YouTube has been consistently criticized for its lack of a content filter. While it does require a sign-up for video of a sexual nature and flag objectionable content, the content filtering on YouTube has always been easy to get around. In response to this criticism, YouTube has unveiled an optional feature, called Safety Mode, that lets users filter out objectionable content or comments. YouTube acknowledges that while no filter is 100 percent perfect they feel that the Safety Mode will give viewers additional control over the type of content that is being viewed.

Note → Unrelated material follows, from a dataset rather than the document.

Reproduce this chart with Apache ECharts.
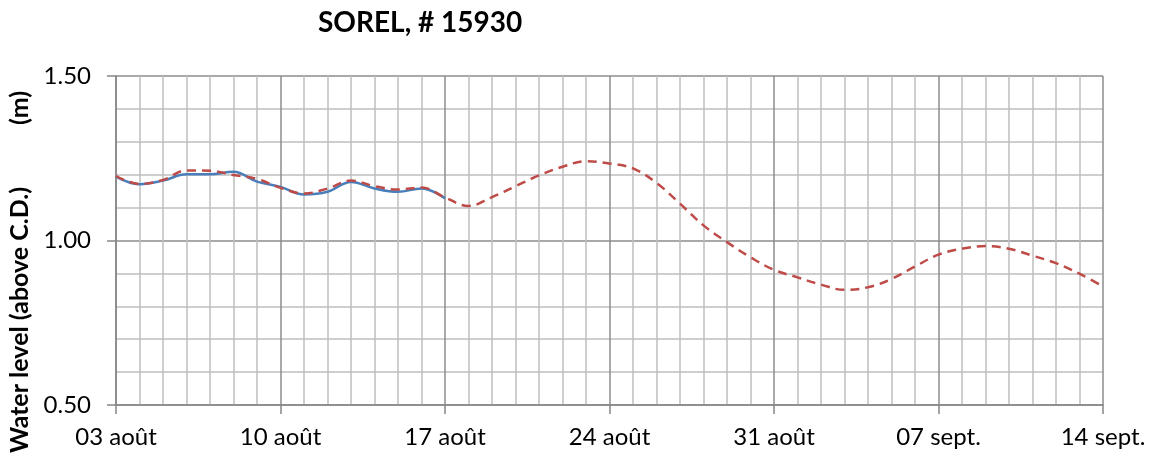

Using the Safety Mode will automatically filter out certain keywords, like “naked”, for example. If YouTube is not returning any results because of filter settings, a notice on the top right-hand corner will notify you of the filtering. In addition, if a friend sends you a link to a video that includes blocked content, you will not be able to watch it until you turn Safety Mode off. This filtering also applies to related videos, featured videos, most viewed and videos being watched. In addition, all comments are hidden by default. While you can expand your view, all objectionable words will be replaced by asterisks. It is important to note that adult content is not the only content effected by Safety Mode. Any videos, even newscasts of political protest or war coverage, that contain objectionable content would also be included.
If you are concerned about video content your children may be viewing, you can activate Safety Mode:
- Go to the bottom of any YouTube page and click the link that says “Safety Mode is off.” This turns the safety mode on.
- You will then click “Save”, and you’re done.
- To lock in this setting, sign into your account. You will only be able to turn Safety Mode off if you provide your password.
While Safety Mode is a step in the right direction toward filtering content, as a parent, you need to be proactive and monitor what your child is viewing and posting on YouTube. Here are some tips to keep you in touch with what your child could be doing on YouTube.
- Work with your child. Understanding what is appropriate as well as what you can and cannot post on YouTube is important. Simply forbidding older teens to post content to YouTube may force them underground, where they’ll likely find another computer from which to post content. Make sure your kids feel comfortable coming to you if something, or someone, on the site bothers them. As well, make sure your kids know to check in if they see something that’s hateful, pornographic or violent. This way you can report it if they aren’t comfortable doing so. Remember that YouTube is a self-policing site, so encourage your kids to make it safe for others.
- Set limits. YouTube postings are recommended for people who are at least 15-years-old. YouTube says kids 13 to17 are welcome with permission from a parent or guardian. However, as the parent, you must decide when you think your kids are ready for it. You need to understand that kids do not always exhibit the best judgment in cyberspace, no matter how good their judgment is in the real world.
- Make rules and enforce them. While you work on teaching your kids to be good citizens in the real world, help them understand that the same rules apply in cyberspace. Help them see that posting videos that are offensive, hurtful or demeaning, in any way, is not what they are really about, and should be avoided at all costs.